Roundelay is in some ways an extension of last summer's Farcicals, a brace of interlinked Ayckbourn lunchtime theatre shows, individually called Chloë With Love and The Kidderminster Affair, that could be seen separately in the bar or together in the McCarthy.
The intention must be that they should have a greater accumulative impact, the more the plays stack up, especially given the breadth of subjects they cover, but they are not substantial works by Ayckbourn's remarkable standards.
This is partly because Roundelay is as much about style as it is about content. He calls the plays "a confectionery assortment", each with differing colours and flavours, each being given a colour code for Michael Holt's set and costume designs that includes the T-shirts worn by the crew as they move the furniture into place for each play. Those T-shirts also carry the name of each play to denote which is coming next.
Black, for example, is the colour (or technically shade, before pedants write in) for a gothic horror tale, The Novelist, while blue is chosen for The Politician, the story of misbehaving Tory Leo Axminster (Nigel Hastings) in a farce that echoes Rik Mayall's Alan B'Stard.
On press night, the order was The Judge (colour, red), The Novelist and The Politician in the first half; The Star (yellow) and The Agent in the second.
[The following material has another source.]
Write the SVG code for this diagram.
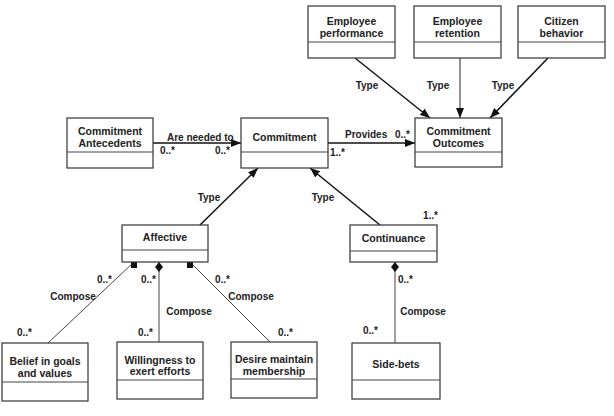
<svg xmlns="http://www.w3.org/2000/svg" width="614" height="416" viewBox="0 0 614 416">
<style>
.box{fill:#fff;stroke:#333;stroke-width:1.2}
.div{stroke:#444;stroke-width:1}
text{font-family:"Liberation Sans",Arial,sans-serif;font-weight:bold;font-size:10.5px;fill:#222}
.t{text-anchor:middle}
.lab{font-size:10px}
.arr{stroke:#111;stroke-width:1.5;fill:none}
.thin{stroke:#222;stroke-width:1;fill:none}
.comp{stroke:#444;stroke-width:1;fill:none}
</style>
<defs>
<marker id="ah" viewBox="0 0 10 8" refX="10" refY="4" markerWidth="10" markerHeight="8" markerUnits="userSpaceOnUse" orient="auto"><path d="M0,0L10,4L0,8Z" fill="#111"/></marker>
<marker id="sq" viewBox="0 0 6 6" refX="3" refY="0" markerWidth="6" markerHeight="6" markerUnits="userSpaceOnUse" orient="0"><rect width="6" height="6" fill="#111"/></marker>
<marker id="dm" viewBox="0 0 8 10" refX="4" refY="0" markerWidth="8" markerHeight="10" markerUnits="userSpaceOnUse" orient="0"><path d="M4,0L8,5L4,10L0,5Z" fill="#111"/></marker>
</defs>
<rect width="614" height="416" fill="#fff"/>
<g id="connectors">
<line class="arr" x1="153" y1="143" x2="241" y2="143" marker-end="url(#ah)"/>
<line class="arr" x1="328" y1="143" x2="415" y2="143" marker-end="url(#ah)"/>
<line class="arr" x1="355" y1="58" x2="430" y2="118" marker-end="url(#ah)"/>
<line class="thin" x1="460" y1="58" x2="460" y2="118" marker-end="url(#ah)"/>
<line class="arr" x1="548" y1="58" x2="490" y2="118" marker-end="url(#ah)"/>
<line class="arr" x1="200" y1="225" x2="258" y2="168" marker-end="url(#ah)"/>
<line class="arr" x1="380" y1="225" x2="310" y2="168" marker-end="url(#ah)"/>
<line class="comp" x1="134" y1="262" x2="48" y2="343" marker-start="url(#sq)"/>
<line class="comp" x1="159" y1="262" x2="159" y2="342" marker-start="url(#dm)"/>
<line class="comp" x1="190" y1="262" x2="270" y2="342" marker-start="url(#sq)"/>
<line class="comp" x1="395" y1="262" x2="395" y2="343" marker-start="url(#dm)"/>
<text x="167" y="141" class="lab">Are needed to</text>
<text x="160" y="154" class="lab">0..*</text>
<text x="215" y="154" class="lab">0..*</text>
<text x="345" y="138" class="lab">Provides</text>
<text x="395" y="138" class="lab">0..*</text>
<text x="330" y="156" class="lab">1..*</text>
<text x="367" y="89" class="t lab">Type</text>
<text x="438" y="89" class="t lab">Type</text>
<text x="503" y="89" class="t lab">Type</text>
<text x="209" y="201" class="t lab">Type</text>
<text x="323" y="201" class="t lab">Type</text>
<text x="423" y="219" class="lab">1..*</text>
<text x="97" y="283" class="lab">0..*</text>
<text x="141" y="283" class="lab">0..*</text>
<text x="215" y="283" class="lab">0..*</text>
<text x="73" y="300" class="t lab">Compose</text>
<text x="189" y="315" class="t lab">Compose</text>
<text x="251" y="300" class="t lab">Compose</text>
<text x="17" y="336" class="lab">0..*</text>
<text x="138" y="336" class="lab">0..*</text>
<text x="278" y="336" class="lab">0..*</text>
<text x="398" y="283" class="lab">0..*</text>
<text x="423" y="315" class="t lab">Compose</text>
<text x="363" y="334" class="lab">0..*</text>
</g>
<g id="emp-perf"><rect class="box" x="308" y="6" width="87" height="52"/><line class="div" x1="308" y1="42" x2="395" y2="42"/><text x="351.5" y="25" class="t">Employee</text><text x="351.5" y="37" class="t">performance</text></g>
<g id="emp-ret"><rect class="box" x="414" y="6" width="87" height="52"/><line class="div" x1="414" y1="42" x2="501" y2="42"/><text x="457.5" y="25" class="t">Employee</text><text x="457.5" y="37" class="t">retention</text></g>
<g id="citizen"><rect class="box" x="518" y="6" width="87" height="52"/><line class="div" x1="518" y1="42" x2="605" y2="42"/><text x="561.5" y="25" class="t">Citizen</text><text x="561.5" y="37" class="t">behavior</text></g>
<g id="outcomes"><rect class="box" x="415" y="118" width="87" height="49"/><line class="div" x1="415" y1="152" x2="502" y2="152"/><text x="458.5" y="135" class="t">Commitment</text><text x="458.5" y="147" class="t">Outcomes</text></g>
<g id="commitment"><rect class="box" x="241" y="118" width="87" height="50"/><line class="div" x1="241" y1="152" x2="328" y2="152"/><text x="284.5" y="141" class="t">Commitment</text></g>
<g id="antecedents"><rect class="box" x="67" y="118" width="86" height="50"/><line class="div" x1="67" y1="152" x2="153" y2="152"/><text x="110" y="135" class="t">Commitment</text><text x="110" y="147" class="t">Antecedents</text></g>
<g id="affective"><rect class="box" x="122" y="225" width="86" height="37"/><line class="div" x1="122" y1="250" x2="208" y2="250"/><text x="165" y="241" class="t">Affective</text></g>
<g id="continuance"><rect class="box" x="350" y="225" width="87" height="37"/><line class="div" x1="350" y1="251" x2="437" y2="251"/><text x="393.5" y="242" class="t">Continuance</text></g>
<g id="sidebets"><rect class="box" x="352" y="343" width="88" height="56"/><line class="div" x1="352" y1="380" x2="440" y2="380"/><text x="396" y="368" class="t">Side-bets</text></g>
<g id="belief"><rect class="box" x="2" y="343" width="86" height="58"/><line class="div" x1="2" y1="382" x2="88" y2="382"/><text x="45" y="365" class="t">Belief in goals</text><text x="45" y="377" class="t">and values</text></g>
<g id="willingness"><rect class="box" x="117" y="342" width="86" height="57"/><line class="div" x1="117" y1="380" x2="203" y2="380"/><text x="160" y="364" class="t">Willingness to</text><text x="160" y="375" class="t">exert efforts</text></g>
<g id="desire"><rect class="box" x="231" y="342" width="86" height="56"/><line class="div" x1="231" y1="379" x2="317" y2="379"/><text x="274" y="363" class="t">Desire maintain</text><text x="274" y="375" class="t">membership</text></g>
</svg>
That meant Russell Dixon's cantankerous old judge, Tom, appeared in the first two, one a study of fading and failing memories, the other a throwback to Tales Of The Unexpected, which for all their differences, somewhat deadened the impact of the random order.
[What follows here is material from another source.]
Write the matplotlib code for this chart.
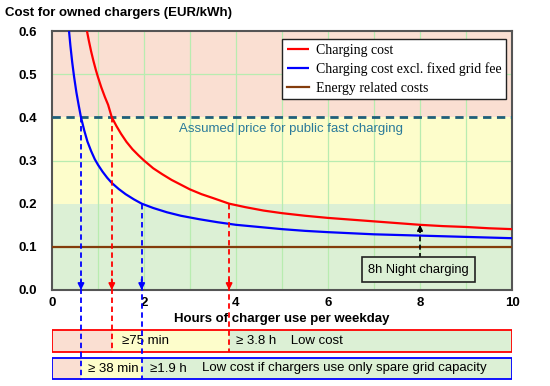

A judge and an agency girl (Brooke Kinsella); a deceitful politician and a call girl; a wannbe theatre starlet (Krystle Hylton) and an agent (Sophie Roberts); a spinster novelist (Alexandra Mathie); a thug collecting debts(Leigh Symonds); a vicar (the outstanding Richard Stacey) at odds with his faith; all manner of life is here and plenty of shards of laughter too. However, five plays don't add up to one of Ayckbourn's best plays.